Aujourd’hui, d’ailleurs, la limitation est devenue une nécessité sociale qui domine toutes les autres considérations ; c’est un moyen de contrôle, c’est l’unique défense contre les spéculations criminelles que doit suggérer un écart trop grand dans la valeur commerciale des métaux précieux.
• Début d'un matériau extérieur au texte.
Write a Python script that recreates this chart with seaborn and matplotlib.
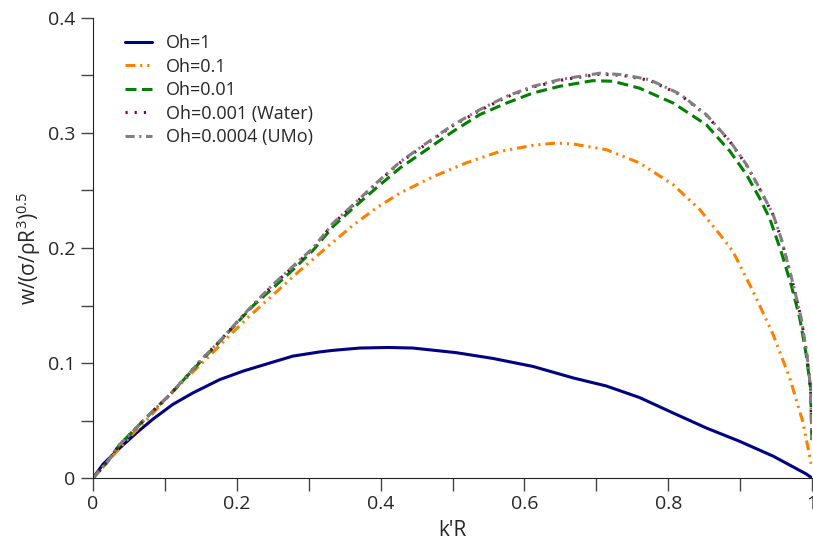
import numpy as np
import pandas as pd
import matplotlib
matplotlib.use("Agg")
import matplotlib.pyplot as plt
from matplotlib.ticker import MultipleLocator, FuncFormatter
import seaborn as sns

# values (k'R, scaled growth rate)
x_oh1 = [0, 0.014, 0.037, 0.060, 0.083, 0.111, 0.139, 0.176, 0.209, 0.246, 0.278, 0.315,
         0.334, 0.371, 0.41, 0.445, 0.505, 0.556, 0.612, 0.668, 0.714, 0.760, 0.807, 0.853,
         0.899, 0.946, 0.992, 1.0]
y_oh1 = [0, 0.012, 0.026, 0.039, 0.051, 0.064, 0.074, 0.0855, 0.093, 0.100, 0.106, 0.1096,
         0.111, 0.113, 0.1135, 0.113, 0.109, 0.104, 0.097, 0.087, 0.080, 0.070, 0.0565, 0.0435,
         0.032, 0.019, 0.0035, 0.0]

x_oh01 = [0, 0.02, 0.05, 0.08, 0.10, 0.13, 0.16, 0.19, 0.218, 0.25, 0.287, 0.324, 0.362, 0.394,
          0.427, 0.473, 0.519, 0.566, 0.612, 0.644, 0.668, 0.714, 0.760, 0.807, 0.844, 0.872,
          0.890, 0.918, 0.946, 0.969, 0.987, 0.999]
y_oh01 = [0, 0.014, 0.035, 0.054, 0.068, 0.087, 0.105, 0.124, 0.141, 0.159, 0.18, 0.2, 0.22,
          0.2348, 0.2478, 0.262, 0.274, 0.284, 0.2893, 0.2913, 0.2904, 0.2855, 0.274, 0.255,
          0.2333, 0.2116, 0.197, 0.1623, 0.1246, 0.087, 0.0493, 0.012]

x_oh001 = [0, 0.02, 0.037, 0.06, 0.083, 0.107, 0.13, 0.153, 0.176, 0.199, 0.223, 0.25, 0.278,
           0.306, 0.334, 0.362, 0.394, 0.427, 0.464, 0.501, 0.538, 0.575, 0.612, 0.649, 0.668,
           0.695, 0.723, 0.76, 0.807, 0.853, 0.886, 0.909, 0.927, 0.941, 0.957, 0.971, 0.983,
           0.992, 0.998, 1.0]
y_oh001 = [0, 0.014, 0.029, 0.0435, 0.058, 0.0725, 0.088, 0.1035, 0.1185, 0.134, 0.150, 0.165,
           0.181, 0.198, 0.2188, 0.2348, 0.2522, 0.2696, 0.2855, 0.3015, 0.316, 0.326, 0.3348,
           0.3406, 0.3426, 0.3455, 0.345, 0.339, 0.326, 0.3072, 0.284, 0.2637, 0.2435, 0.226,
           0.197, 0.168, 0.139, 0.107, 0.078, 0.03]

x_water = [0, 0.02, 0.037, 0.06, 0.083, 0.107, 0.13, 0.153, 0.176, 0.199, 0.223, 0.25, 0.278,
           0.306, 0.334, 0.362, 0.394, 0.427, 0.464, 0.501, 0.538, 0.575, 0.612, 0.649, 0.668,
           0.705, 0.737, 0.774, 0.816, 0.853, 0.886, 0.909, 0.927, 0.946, 0.957, 0.974, 0.985,
           0.993, 0.998, 1.0]
y_water = [0, 0.014, 0.029, 0.0435, 0.058, 0.0725, 0.0885, 0.1045, 0.119, 0.1345, 0.1505, 0.1675,
           0.1835, 0.1995, 0.2212, 0.2372, 0.256, 0.2742, 0.2906, 0.3065, 0.3196, 0.3312, 0.3399,
           0.3457, 0.3477, 0.3512, 0.35, 0.3458, 0.3335, 0.3155, 0.2924, 0.272, 0.2516, 0.2286,
           0.2083, 0.1675, 0.1385, 0.1065, 0.0775, 0.032]

x_umo = [0, 0.02, 0.037, 0.06, 0.083, 0.107, 0.13, 0.153, 0.176, 0.199, 0.223, 0.25, 0.278,
         0.306, 0.334, 0.362, 0.394, 0.427, 0.464, 0.501, 0.538, 0.575, 0.612, 0.649, 0.668,
         0.705, 0.737, 0.774, 0.816, 0.853, 0.886, 0.909, 0.927, 0.946, 0.957, 0.974, 0.985,
         0.993, 0.998, 1.0]
y_umo = [0, 0.014, 0.029, 0.0435, 0.058, 0.0725, 0.0885, 0.1045, 0.119, 0.1348, 0.151, 0.168,
         0.184, 0.200, 0.2217, 0.2377, 0.2565, 0.2748, 0.2913, 0.3072, 0.3203, 0.3319, 0.3406,
         0.3464, 0.3484, 0.352, 0.3507, 0.3464, 0.334, 0.316, 0.2928, 0.2724, 0.252, 0.229,
         0.2087, 0.168, 0.139, 0.107, 0.078, 0.033]

labels = ["Oh=1", "Oh=0.1", "Oh=0.01", "Oh=0.001 (Water)", "Oh=0.0004 (UMo)"]
xs = [x_oh1, x_oh01, x_oh001, x_water, x_umo]
ys = [y_oh1, y_oh01, y_oh001, y_water, y_umo]
colors = ["#000080", "#ff8000", "#008000", "#800040", "#808080"]
styles = ["-", (0, (3.2, 1.6, 0.7, 1.6, 0.7, 1.6)), (0, (3.6, 1.8)),
          (0, (0.7, 2.3)), (0, (3.0, 1.5, 0.7, 1.5))]

sns.set_style("ticks")
plt.rcParams["font.family"] = ["Open Sans", "DejaVu Sans"]
plt.rcParams["mathtext.default"] = "regular"

fig = plt.figure(figsize=(8.13, 5.44), dpi=100)
ax = fig.add_axes([93 / 813, 66 / 544, 719 / 813, 460 / 544])

for lab, x, y, c, ls in zip(labels, xs, ys, colors, styles):
    df = pd.DataFrame({"kR": x, "w": y})
    sns.lineplot(data=df, x="kR", y="w", ax=ax, color=c, linestyle=ls,
                 linewidth=2.2, label=lab)

ax.set_xlim(0, 1)
ax.set_ylim(0, 0.4)
ax.xaxis.set_major_locator(MultipleLocator(0.2))
ax.xaxis.set_minor_locator(MultipleLocator(0.1))
ax.yaxis.set_major_locator(MultipleLocator(0.1))
ax.yaxis.set_minor_locator(MultipleLocator(0.05))
fmt = FuncFormatter(lambda v, p: "0" if abs(v) < 1e-9 else ("1" if abs(v - 1) < 1e-9 else f"{v:.1f}"))
ax.xaxis.set_major_formatter(fmt)
ax.yaxis.set_major_formatter(fmt)
ax.tick_params(which="both", direction="out", length=9, width=1, color="#444444",
               labelsize=14)
sns.despine(ax=ax)
for s in ["left", "bottom"]:
    ax.spines[s].set_color("#222222")

ax.set_xlabel("k'R", fontsize=15, labelpad=5)
ax.set_ylabel(r"w/(σ/ρR$^3$)$^{0.5}$", fontsize=15)

ax.legend(loc="upper left", bbox_to_anchor=(0.022, 1.0), frameon=False, fontsize=13,
          handlelength=1.5, handletextpad=0.77, labelspacing=0.3)

fig.savefig("out.png", dpi=100)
La contrefaçon, qu’il ne faut pas confondre avec le faux monnayage, est beaucoup plus dangereuse ; elle consiste dans une imitation aussi exacte, aussi décevante que possible de la monnaie légale ; elle reproduit le métal fin, l’alliage, le poids droit, le module, les effigies ; elle vaut commercialement un prix égal à celui de la pièce émise par l’autorité. Sa fabrication n’en est pas moins une escroquerie, un vol mesurable par la différence de valeur positive entre la pièce imitée et la pièce vraie. Ce genre de fraude, je devrais dire ce crime antisocial, n’est praticable que sous le régime du bimétallisme, et dans les cas où, comme dans les pays de l’Union latine, le métal employé frauduleusement est inférieur dans le commerce au cours fiduciaire édicté par la loi. On ne s’est jamais assez défié d’une engeance abjecte qui a existé en tout temps et en tout pays, et qui épie, avec l’infatigable patience du fauve à l’affût, les moindres occasions de profit résultant des incidens monétaires ; des gains imperceptibles pour le vulgaire sont saisis au passage. On a longtemps opéré en Suisse, dans l’industrie horlogère, le triage des napoléons pour retirer les pièces qui excédaient le poids droit, et réaliser par la fonte une mince plus-value. On fabrique encore en Angleterre, assure-t-on, des sacs en étoffe rugueuse enduits à l’intérieur d’une matière grasse ; on s’en sert pour donner à des pièces contrefaites un air de vétusté en rapport avec leur âge supposé, ou bien on y met des pièces neuves qu’on agite violemment pour en détacher des parcelles qui restent collées à l’enduit.